A lawsuit currently seeks to allow anyone fearful of contracting COVID-19 at a polling place to request a mail-in ballot. Right now, Tennessee voters need a valid excuse to request a mail-in ballot. State law affords that opportunity to older voters, and those who are ill or disabled, among other groups. But Tennessee Attorney General Herbert Slatery has said fear of contracting the coronavirus isn't a valid excuse.
While a judge is set to rule on the issue next week, NewsChannel 5 asked Gov. Lee about the issue at his Thursday press briefing.
"Fundamentally, I don’t believe that we ought to have absentee voting with no excuse because it opens up opportunities for fraud," Lee said.
Lee offered no evidence during the briefing to back up that claim.

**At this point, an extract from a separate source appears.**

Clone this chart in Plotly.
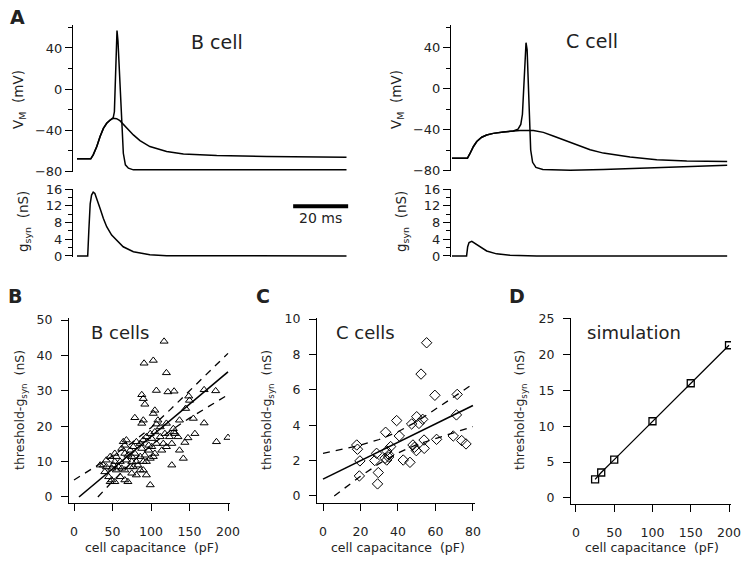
import plotly.graph_objects as go

# ---------------- DATA ----------------
# Panel A, B cell (time in ms, Vm in mV, g in nS)
bcell_sub_t = [0, 5, 5.9, 7.2, 8.4, 9.6, 10.8, 12, 13.2, 14.4, 15.6, 16.8, 18.7, 20.5, 22.9, 26.5, 32.6, 38.7, 50.8, 69, 98]
bcell_sub_v = [-67.7, -67.7, -63.9, -55.8, -46.1, -38.1, -33.2, -30, -28.4, -28.7, -30.6, -33.9, -39.7, -44.5, -50, -55.8, -60.6, -62.9, -64.5, -65.5, -66.1]
bcell_spk_t = [0, 5, 5.9, 7.2, 8.4, 9.6, 10.8, 12, 13.2, 13.6, 13.9, 14.3, 14.55, 14.9, 15.4, 15.9, 16.4, 16.85, 17.6, 18.7, 20.5, 32.6, 60, 98]
bcell_spk_v = [-67.7, -67.7, -63.9, -55.8, -46.1, -38.1, -33.2, -30, -27.5, -22, 5.5, 50.6, 57, 47, 21.6, -10.6, -39.7, -62.3, -73.5, -76.8, -78.4, -78.4, -78.6, -78.4]
bcell_g_t = [0, 3.9, 4.3, 4.8, 5.3, 5.9, 6.5, 7.2, 8.4, 9.6, 10.8, 12.6, 14.4, 16.8, 20.5, 26.5, 32.6, 98]
bcell_g = [0, 0, 6.0, 12.5, 14.6, 15.3, 15.0, 13.8, 11.4, 9.0, 7.0, 5.0, 3.7, 2.2, 1.0, 0.3, 0.05, 0]

# Panel A, C cell
ccell_sub_t = [0, 5.6, 6.5, 7.8, 9, 10.8, 12.6, 15, 18.7, 22.3, 24.7, 29.6, 33.2, 36.8, 40.5, 45.3, 50.2, 55, 64.7, 74.4, 85.3, 100]
ccell_sub_v = [-68.1, -68.1, -63.6, -56.5, -51.7, -47.5, -45.3, -43.7, -42.4, -41.4, -40.8, -40.8, -42.7, -46.2, -50.1, -55.2, -59.7, -63, -66.8, -69.4, -70.7, -71.3]
ccell_spk_t = [0, 5.6, 6.5, 7.8, 9, 10.8, 12.6, 15, 18.7, 22.3, 24.0, 25.0, 25.6, 26.1, 26.5, 26.9, 27.3, 27.7, 28.1, 28.6, 29.3, 30.5, 33, 43, 55, 67, 79, 91, 100]
ccell_spk_v = [-68.1, -68.1, -63.6, -56.5, -51.7, -47.5, -45.3, -43.7, -42.4, -41.4, -39.5, -35, -25, 0, 30, 45, 38, 10, -30, -60, -72, -77, -79, -79.7, -79, -77.8, -76.5, -75.5, -74.9]
ccell_g_t = [0, 5.3, 5.7, 6.2, 7.2, 8.4, 10.2, 12.6, 16.2, 21.1, 30.8, 100]
ccell_g = [0, 0, 2.2, 3.2, 3.5, 3.0, 2.1, 1.2, 0.5, 0.15, 0, 0]

# Panel B: B cells
b_cap = [117, 91, 103, 120, 107, 122, 130, 88, 90, 92, 105, 149, 150, 145, 169, 184, 79, 90, 88, 107,
         137, 155, 169, 157, 148, 144, 137, 142, 127, 185, 200, 129, 130, 124, 118, 112, 116, 107, 114, 127,
         101, 105, 103, 97, 86, 81, 77, 73, 66, 70, 75, 79, 86, 90, 81, 75, 68, 62, 66, 64,
         68, 53, 55, 53, 51, 58, 62, 55, 49, 42, 38, 40, 45, 49, 53, 47, 66, 70, 75, 81,
         86, 94, 99, 90, 94, 99, 66, 73, 60, 99, 94, 90, 101, 105, 112, 120, 109, 131, 120, 135,
         103, 60, 77, 83, 47, 42, 34, 92, 97, 88]
b_thr = [44.0, 37.8, 38.6, 35.1, 30.1, 29.7, 29.9, 28.9, 27.8, 26.2, 24.5, 28.5, 27.3, 25.0, 30.3, 30.0, 22.4, 21.7, 20.8, 20.6,
         21.7, 22.2, 20.9, 17.9, 16.7, 15.4, 13.2, 10.9, 9.0, 15.6, 16.8, 19.3, 18.4, 17.0, 17.9, 17.0, 15.1, 15.1, 13.2, 15.1,
         14.2, 12.3, 11.4, 13.2, 15.1, 15.6, 14.2, 13.2, 12.3, 11.8, 11.4, 12.3, 11.4, 10.0, 10.0, 10.0, 10.4, 13.7, 14.6, 15.6,
         16.1, 12.3, 11.4, 10.0, 9.0, 8.5, 8.1, 7.6, 8.1, 8.5, 9.0, 7.1, 5.7, 4.8, 4.3, 4.3, 4.8, 4.3, 6.7, 6.2,
         7.6, 6.2, 3.4, 7.6, 10.0, 10.9, 7.6, 8.5, 5.7, 17.9, 17.0, 16.1, 16.5, 18.4, 19.8, 20.8, 21.7, 17.9, 14.2, 17.0,
         23.6, 10.0, 8.5, 9.0, 11.4, 10.4, 9.0, 11.8, 14.6, 13.7]
b_fit_x = [6.5, 200]
b_fit_y = [0, 35.4]
b_up_x = [0, 25, 50, 75, 100, 125, 150, 175, 200]
b_up_y = [4.8, 8.1, 11.6, 15.3, 19.6, 24.7, 30.0, 35.3, 40.6]
b_lo_x = [31, 50, 75, 100, 125, 150, 175, 200]
b_lo_y = [0, 4.4, 9.8, 14.6, 18.7, 22.3, 25.6, 28.9]

# Panel C: C cells
c_cap = [55.3, 52.3, 59.7, 71.6, 71.2, 50, 51.2, 47.3, 39.3, 33.4, 40.7, 53.2, 53.9, 60.6, 69.5, 74, 76.3, 54, 48.8, 49.8,
         48, 34, 36.1, 35.2, 33.1, 28.6, 27.6, 18, 18.4, 19.7, 19.4, 29.5, 29.1, 42.8, 46.4, 34, 35]
c_thr = [8.66, 6.89, 5.69, 5.74, 4.58, 4.48, 4.1, 4.07, 4.26, 3.6, 3.39, 4.33, 3.16, 3.2, 3.39, 3.13, 2.94, 2.69, 2.75, 2.56,
         2.88, 2.54, 2.79, 2.32, 2.13, 2.41, 2.0, 2.88, 2.64, 1.98, 1.13, 1.32, 0.68, 2.03, 1.9, 2.03, 2.2]
c_fit_x = [0, 80]
c_fit_y = [0.95, 5.11]
c_up_x = [0, 10, 20, 30, 40, 50, 60, 70, 80]
c_up_y = [2.41, 2.62, 2.87, 3.19, 3.63, 4.2, 4.89, 5.61, 6.33]
c_lo_x = [6, 10, 20, 30, 40, 50, 60, 70, 80]
c_lo_y = [0, 0.32, 1.11, 1.83, 2.43, 2.9, 3.25, 3.57, 3.92]

# Panel D: simulation
d_cap = [25, 33, 50, 100, 150, 200]
d_thr = [2.6, 3.55, 5.35, 10.7, 16.0, 21.3]

# ---------------- LAYOUT HELPERS ----------------
W, H = 753, 565
FONT = "DejaVu Sans"
TXT = "#222222"


def xd(l, r):
    return [l / W, r / W]


def yd(t, b):
    return [1 - b / H, 1 - t / H]


def px(x):
    return x / W


def py(y):
    return 1 - y / H


fig = go.Figure()


def add_line(x, y, ax, dash=None, width=1.5):
    fig.add_trace(go.Scatter(x=x, y=y, mode="lines", xaxis=ax[0], yaxis=ax[1],
                             line=dict(color="black", width=width, dash=dash),
                             hoverinfo="skip", showlegend=False))


# Panel A
add_line(bcell_sub_t, bcell_sub_v, ("x", "y"))
add_line(bcell_spk_t, bcell_spk_v, ("x", "y"))
add_line(bcell_g_t, bcell_g, ("x2", "y2"))
add_line(ccell_sub_t, ccell_sub_v, ("x3", "y3"))
add_line(ccell_spk_t, ccell_spk_v, ("x3", "y3"))
add_line(ccell_g_t, ccell_g, ("x4", "y4"))

# Panel B
fig.add_trace(go.Scatter(x=b_cap, y=b_thr, mode="markers", xaxis="x5", yaxis="y5",
                         marker=dict(symbol="triangle-up-open", size=7, color="black", line=dict(width=1)),
                         showlegend=False))
add_line(b_fit_x, b_fit_y, ("x5", "y5"), width=1.6)
add_line(b_up_x, b_up_y, ("x5", "y5"), dash="7px,6px", width=1.3)
add_line(b_lo_x, b_lo_y, ("x5", "y5"), dash="7px,6px", width=1.3)

# Panel C
fig.add_trace(go.Scatter(x=c_cap, y=c_thr, mode="markers", xaxis="x6", yaxis="y6",
                         marker=dict(symbol="diamond-open", size=8, color="black", line=dict(width=1)),
                         showlegend=False))
add_line(c_fit_x, c_fit_y, ("x6", "y6"), width=1.6)
add_line(c_up_x, c_up_y, ("x6", "y6"), dash="7px,6px", width=1.3)
add_line(c_lo_x, c_lo_y, ("x6", "y6"), dash="7px,6px", width=1.3)

# Panel D
fig.add_trace(go.Scatter(x=d_cap, y=d_thr, mode="lines+markers", xaxis="x7", yaxis="y7",
                         line=dict(color="black", width=1.3),
                         marker=dict(symbol="square-open", size=7, color="black", line=dict(width=1.3)),
                         showlegend=False))

# ---------------- AXES ----------------
tickfont_a = dict(family=FONT, size=13, color=TXT)
tickfont_b = dict(family=FONT, size=12.5, color=TXT)


def yaxis_a(domain, rng, dtick, mdtick, anchor):
    return dict(domain=domain, range=rng, anchor=anchor, automargin=False,
                showline=True, linecolor="black", linewidth=1,
                ticks="outside", ticklen=7, tickwidth=1, tickcolor="black", tickmode="linear", tick0=0,
                dtick=dtick, showgrid=False, zeroline=False, tickfont=tickfont_a,
                minor=dict(dtick=mdtick, tick0=0, ticks="outside", ticklen=4, tickwidth=1,
                           tickcolor="black", showgrid=False))


def xaxis_hidden(domain, rng, anchor):
    return dict(domain=domain, range=rng, anchor=anchor, automargin=False, visible=False,
                showgrid=False, zeroline=False)


def xaxis_b(domain, rng, tickvals, anchor):
    return dict(domain=domain, range=rng, anchor=anchor, automargin=False,
                showline=True, linecolor="black", linewidth=1,
                ticks="outside", ticklen=7, tickwidth=1, tickcolor="black", tickvals=tickvals,
                showgrid=False, zeroline=False, tickfont=tickfont_b, ticklabelstandoff=10)


def yaxis_b(domain, rng, tickvals, anchor):
    return dict(domain=domain, range=rng, anchor=anchor, automargin=False,
                showline=True, linecolor="black", linewidth=1,
                ticks="outside", ticklen=7, tickwidth=1, tickcolor="black", tickvals=tickvals,
                showgrid=False, zeroline=False, tickfont=tickfont_b, ticklabelstandoff=6)


fig.update_layout(
    template="none",
    width=W, height=H, margin=dict(l=0, r=0, t=0, b=0, pad=0, autoexpand=False),
    paper_bgcolor="white", plot_bgcolor="white", showlegend=False,
    font=dict(family=FONT, color=TXT),
    xaxis=xaxis_hidden(xd(73, 352), [-1.45, 100], "y"),
    yaxis=yaxis_a(yd(25, 172), [-80.5, 62.3], 40, 20, "x"),
    xaxis2=xaxis_hidden(xd(73, 352), [-1.45, 100], "y2"),
    yaxis2=yaxis_a(yd(189, 257), [-0.25, 16.05], 4, 2, "x2"),
    xaxis3=xaxis_hidden(xd(451, 728), [-0.36, 100.3], "y3"),
    yaxis3=yaxis_a(yd(25, 171), [-80.5, 62.3], 40, 20, "x3"),
    xaxis4=xaxis_hidden(xd(451, 728), [-0.36, 100.3], "y4"),
    yaxis4=yaxis_a(yd(189, 257), [-0.25, 16.05], 4, 2, "x4"),
    xaxis5=xaxis_b(xd(69, 230), [-6.5, 202.6], [0, 50, 100, 150, 200], "y5"),
    yaxis5=yaxis_b(yd(318, 503), [-1.7, 50.6], [0, 10, 20, 30, 40, 50], "x5"),
    xaxis6=xaxis_b(xd(317, 475), [-3.2, 81.1], [0, 20, 40, 60, 80], "y6"),
    yaxis6=yaxis_b(yd(318, 503), [-0.4, 10.06], [0, 2, 4, 6, 8, 10], "x6"),
    xaxis7=xaxis_b(xd(571, 731), [-6.5, 202.6], [0, 50, 100, 150, 200], "y7"),
    yaxis7=yaxis_b(yd(318, 504), [-0.84, 25.1], [0, 5, 10, 15, 20, 25], "x7"),
)

# scale bar (20 ms) in the B-cell conductance axes
fig.add_shape(type="line", xref="x2", yref="y2", x0=78.6, x1=98.6, y0=11.9, y1=11.9,
              line=dict(color="black", width=4))

NB = "\u00a0"


def ann(text, x, y, size, angle=0, bold=False):
    fig.add_annotation(text=("<b>%s</b>" % text) if bold else text, x=px(x), y=py(y),
                       xref="paper", yref="paper", xanchor="center", yanchor="middle",
                       showarrow=False, textangle=angle,
                       font=dict(family=FONT, size=size, color=TXT))


# panel letters
ann("A", 17, 17, 19, bold=True)
ann("B", 15, 296, 19, bold=True)
ann("C", 263, 296, 19, bold=True)
ann("D", 517, 296, 19, bold=True)

# panel titles
ann("B cell", 217, 42, 19)
ann("C cell", 592, 41, 19)
ann("B cells", 120, 332, 18)
ann("C cells", 365, 332, 18)
ann("simulation", 634, 332, 18)
ann("20 ms", 320, 218, 14)

# axis titles
vm_title = "V<sub>M</sub>" + NB + NB + "(mV)"
g_title = "g<sub>syn</sub>" + NB + NB + "(nS)"
thr_title = "threshold-g<sub>syn</sub>" + NB + NB + "(nS)"
cap_title = "cell capacitance" + NB + NB + "(pF)"
ann(vm_title, 19, 100, 13.5, angle=-90)
ann(g_title, 24, 222, 13.5, angle=-90)
ann(vm_title, 397, 100, 13.5, angle=-90)
ann(g_title, 402, 222, 13.5, angle=-90)
ann(thr_title, 20, 410, 12.5, angle=-90)
ann(thr_title, 267, 410, 12.5, angle=-90)
ann(thr_title, 520, 410, 12.5, angle=-90)
ann(cap_title, 152, 547, 12.5)
ann(cap_title, 398, 547, 12.5)
ann(cap_title, 652, 547, 12.5)

fig.write_html("out.html", config={"displayModeBar": False},
               post_script="document.body.style.margin='0px';document.body.style.padding='0px';")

Lee's claims linking increased vote-by-mail to opportunities for fraud are similar to claims President Trump made this week on Twitter, in two tweets that were flagged for factual inaccuracies by the social media giant.
"I don’t think there actually is evidence of fraud," said Sen. Raumesh Akbari (D-Memphis). "I think that’s something you’ve seen our president say on the national level, and Twitter actually fact checked him and said there’s no evidence that having expanded absentee voting leads to fraud."
Experts say mail-in ballots are vary rarely linked to fraud. One review found only 31 fraud cases in more than a billion absentee and in-person votes cast in the United States between 2000 and 2014.
"When you don’t have fraud, and you're alleging that, I think it can be kind of dangerous and discourage people to vote -- people who really need to vote by mail," Akbari said.